__Request__. From the listing below, extract every line in which the word "this" appears.

__Data extract__.
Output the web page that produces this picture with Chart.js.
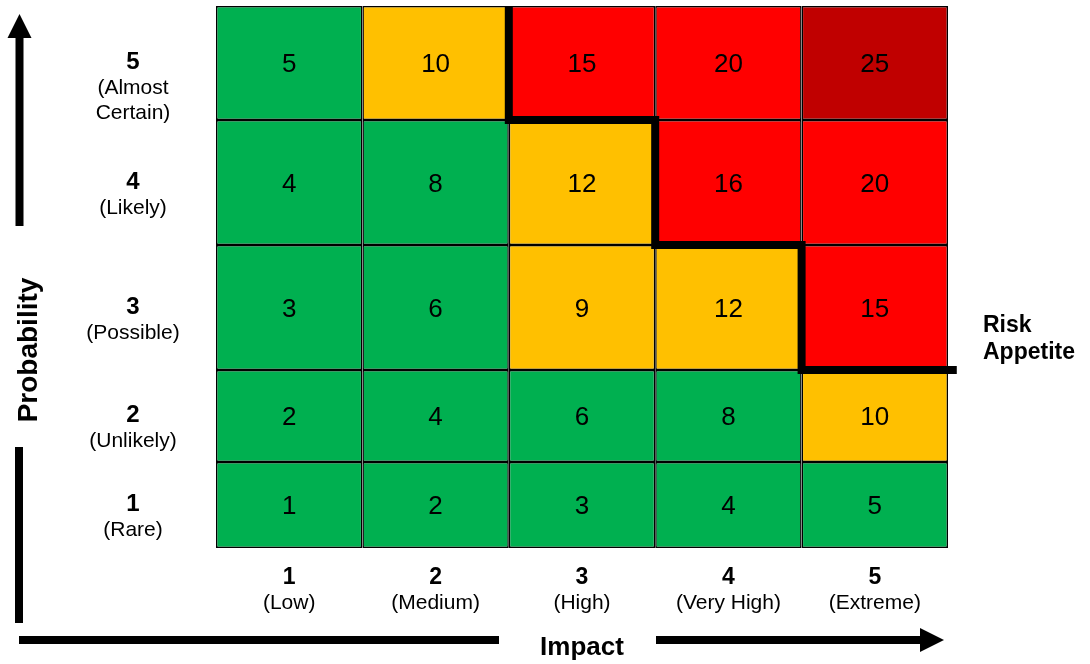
<!DOCTYPE html>
<html>
<head>
<meta charset="utf-8">
<title>Risk Matrix</title>
<script src="https://cdn.jsdelivr.net/npm/chart.js@4/dist/chart.umd.min.js"></script>
<style>
  html, body { margin: 0; padding: 0; background: #ffffff; }
  #wrap { position: relative; width: 1090px; height: 664px; }
</style>
</head>
<body>
<div id="wrap"><canvas id="matrix"></canvas></div>
<script>
// Impact (columns) and probability (rows) categories
const impactLevels = [1, 2, 3, 4, 5];
const impactNames = ['(Low)', '(Medium)', '(High)', '(Very High)', '(Extreme)'];
const probabilityLevels = [1, 2, 3, 4, 5];
const probabilityNames = [['(Rare)'], ['(Unlikely)'], ['(Possible)'], ['(Likely)'], ['(Almost', 'Certain)']];

// Risk score of each cell, one row per probability level (bottom row first)
const scoresRare     = [1, 2, 3, 4, 5];
const scoresUnlikely = [2, 4, 6, 8, 10];
const scoresPossible = [3, 6, 9, 12, 15];
const scoresLikely   = [4, 8, 12, 16, 20];
const scoresCertain  = [5, 10, 15, 20, 25];
const scoreRows = [scoresRare, scoresUnlikely, scoresPossible, scoresLikely, scoresCertain];

// Scores at or above this lie outside the risk appetite
const appetiteThreshold = 15;

// Relative height of each probability band (bottom to top) on the y scale
const bandHeights = [86, 92, 125, 125, 114];
const bandEdges = bandHeights.reduce((acc, h) => { acc.push(acc[acc.length - 1] + h); return acc; }, [0]);
const yTop = bandEdges[bandEdges.length - 1];
// How far the appetite line runs past the last column, in column units
const appetiteOverhang = 0.06;

const FONT = "'Liberation Sans', Arial, Helvetica, sans-serif";

function scoreColor(s) {
  if (s >= 25) return '#C00000';
  if (s >= 15) return '#FF0000';
  if (s >= 9) return '#FFC000';
  return '#00B050';
}

// One floating-bar dataset per probability band
const barSets = scoreRows.map((row, r) => ({
  type: 'bar',
  label: 'P' + probabilityLevels[r],
  data: row.map(() => [bandEdges[r], bandEdges[r + 1]]),
  scores: row,
  backgroundColor: row.map(scoreColor),
  borderColor: '#000000',
  borderWidth: 1.5,
  borderSkipped: false,
  inflateAmount: 0,
  grouped: false,
  categoryPercentage: 1,
  barPercentage: 1,
  xAxisID: 'x',
  yAxisID: 'y',
  order: 2
}));

// Staircase boundary around the cells at or above the threshold
function appetitePath() {
  const n = impactLevels.length;
  const boundary = impactLevels.map((_, c) => {
    let r = scoreRows.length;
    while (r > 0 && scoreRows[r - 1][c] >= appetiteThreshold) r--;
    return bandEdges[r];
  });
  const first = boundary.findIndex(b => b < yTop);
  const pts = [{ x: first, y: yTop }];
  for (let c = first; c < n; c++) {
    pts.push({ x: c, y: boundary[c] });
    pts.push({ x: c + 1, y: boundary[c] });
  }
  pts[pts.length - 1].x = n + appetiteOverhang;
  return pts;
}

const appetiteSet = {
  type: 'line',
  label: 'Risk Appetite',
  data: appetitePath(),
  xAxisID: 'x2',
  yAxisID: 'y',
  borderColor: '#000000',
  borderWidth: 8,
  borderJoinStyle: 'miter',
  borderCapStyle: 'butt',
  pointRadius: 0,
  tension: 0,
  fill: false,
  clip: false,
  order: 1
};

// Cell scores, axis labels, arrows and titles
const matrixDecor = {
  id: 'matrixDecor',
  afterDraw(chart) {
    const ctx = chart.ctx;
    const area = chart.chartArea;
    const xs = chart.scales.x;
    const ys = chart.scales.y;
    ctx.save();
    ctx.fillStyle = '#000000';

    // scores inside the cells
    ctx.font = '26px ' + FONT;
    ctx.textAlign = 'center';
    ctx.textBaseline = 'middle';
    chart.data.datasets.forEach((ds, di) => {
      if (!ds.scores) return;
      chart.getDatasetMeta(di).data.forEach((el, j) => {
        ctx.fillText(String(ds.scores[j]), el.x, (el.y + el.base) / 2 + 2);
      });
    });

    // impact labels under the columns
    ctx.textBaseline = 'alphabetic';
    impactLevels.forEach((lv, i) => {
      const x = xs.getPixelForValue(i);
      ctx.font = 'bold 23px ' + FONT;
      ctx.fillText(String(lv), x, area.bottom + 36);
      ctx.font = '21px ' + FONT;
      ctx.fillText(impactNames[i], x, area.bottom + 61);
    });

    // probability labels left of the rows
    const lx = area.left - 83;
    probabilityLevels.forEach((lv, r) => {
      const yc = ys.getPixelForValue((bandEdges[r] + bandEdges[r + 1]) / 2);
      let y = yc + 6;
      ctx.font = 'bold 24px ' + FONT;
      ctx.fillText(String(lv), lx, y);
      ctx.font = '21px ' + FONT;
      probabilityNames[r].forEach(line => {
        y += 25;
        ctx.fillText(line, lx, y);
      });
    });

    // probability arrow and line
    ctx.fillRect(15.5, 37, 8, 189);
    ctx.beginPath();
    ctx.moveTo(19.5, 14);
    ctx.lineTo(31.5, 38);
    ctx.lineTo(7.5, 38);
    ctx.closePath();
    ctx.fill();
    ctx.fillRect(15, 447, 8, 176);

    // impact line and arrow
    ctx.fillRect(19, 636, 480, 8);
    ctx.fillRect(656, 636, 266, 8);
    ctx.beginPath();
    ctx.moveTo(920, 628);
    ctx.lineTo(944, 640);
    ctx.lineTo(920, 652);
    ctx.closePath();
    ctx.fill();

    // axis titles
    ctx.font = 'bold 26px ' + FONT;
    ctx.textAlign = 'center';
    ctx.fillText('Impact', 582, 655);

    ctx.save();
    ctx.translate(37, 350);
    ctx.rotate(-Math.PI / 2);
    ctx.font = 'bold 28px ' + FONT;
    ctx.fillText('Probability', 0, 0);
    ctx.restore();

    // appetite caption
    ctx.font = 'bold 23px ' + FONT;
    ctx.textAlign = 'left';
    ctx.fillText('Risk', 983, 332);
    ctx.fillText('Appetite', 983, 359);

    ctx.restore();
  }
};

new Chart(document.getElementById('matrix'), {
  type: 'bar',
  data: {
    labels: impactLevels.map(String),
    datasets: [...barSets, appetiteSet]
  },
  options: {
    responsive: true,
    maintainAspectRatio: false,
    animation: false,
    events: [],
    layout: { padding: { left: 216, right: 142, top: 6, bottom: 116 } },
    plugins: { legend: { display: false }, tooltip: { enabled: false } },
    scales: {
      x: { type: 'category', display: false, offset: true, grid: { display: false } },
      x2: { type: 'linear', display: false, offset: false, min: 0, max: impactLevels.length },
      y: { type: 'linear', display: false, min: 0, max: yTop }
    }
  },
  plugins: [matrixDecor]
});
</script>
</body>
</html>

__Output__.
Output the web page that produces this picture with Chart.js.
// Scores at or above this lie outside the risk appetite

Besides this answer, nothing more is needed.